We download and install software and software updates regularly. How do we know these applications are safe? Should we trust the download, or should we be a little more careful about what we install on our computers. When it comes to voting systems, how do you know that the software installed by the manufacturer or someone else on your team is the certified version? When you’re buying a used car, do you trust the used-car salesperson, or do you have a trusted mechanic inspect the car before you decide to buy? Most of us would opt for the trusted mechanic.
Where is that “trusted mechanic” when it comes to software installation or file downloads? The answer is hash validation. A hash value is a digital fingerprint (a checksum) created by performing a mathematical operation (a hash function) on the data comprising a computer program or other digital file.
Any change in just one byte of the data comprising the computer program or digital file will change the hash value. The hash value is, therefore, a unique fingerprint for any program or digital file.
Ensuring a program or digital file has not been tampered with or just corrupted when downloaded or installed becomes a relatively simple matter of calculating the hash value and comparing it to the hash checksum provided by the developer or an independent lab. This is especially critical for voting systems. If they are not the same, the program has been changed in some way. This change is not always malicious but is a reason to proceed with caution.
Remember that hash checks are useful for ensuring the integrity of programs and files, but do not provide any type of authentication. In other words, the file you have may match the source but says nothing about the legitimacy of the source. When relying on hash values for validation, it is critical that it comes from a trusted source.

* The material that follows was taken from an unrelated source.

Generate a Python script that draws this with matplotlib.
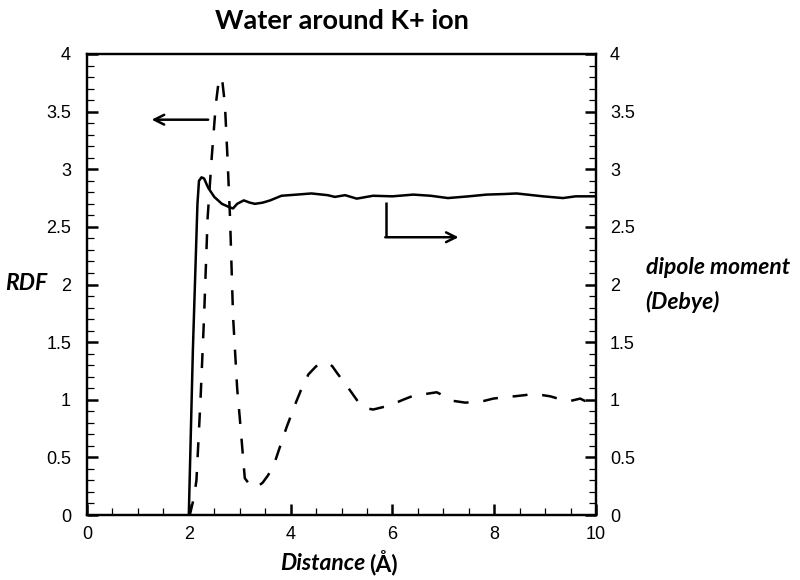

How do I validate a hash value?
It is important that the tool you use to validate a digital hash is from an independent, and preferably, open source. You will use the tool to convert the file into a hash value which you can then manually compare with the hash value from a trusted source. This is like balancing your checkbook, for those who still do this– you keep a record of transactions that you can compare against your bank statement to identify any errors. If the amount you show in your check register does not match your bank statement, you would know there is an issue to be addressed.
The mathematical process that creates the hash will create a string of letters and numbers that represent the file and is a standard length, regardless of the size of the file itself. You take the string produced by the third-party tool and compare them with what your trusted source says they should be. If they match, you’re good to go! If they don’t, there is an issue, and the file should be redownloaded or obtained directly from a trusted source. If your hash does not match the source’s hash, do not install the software!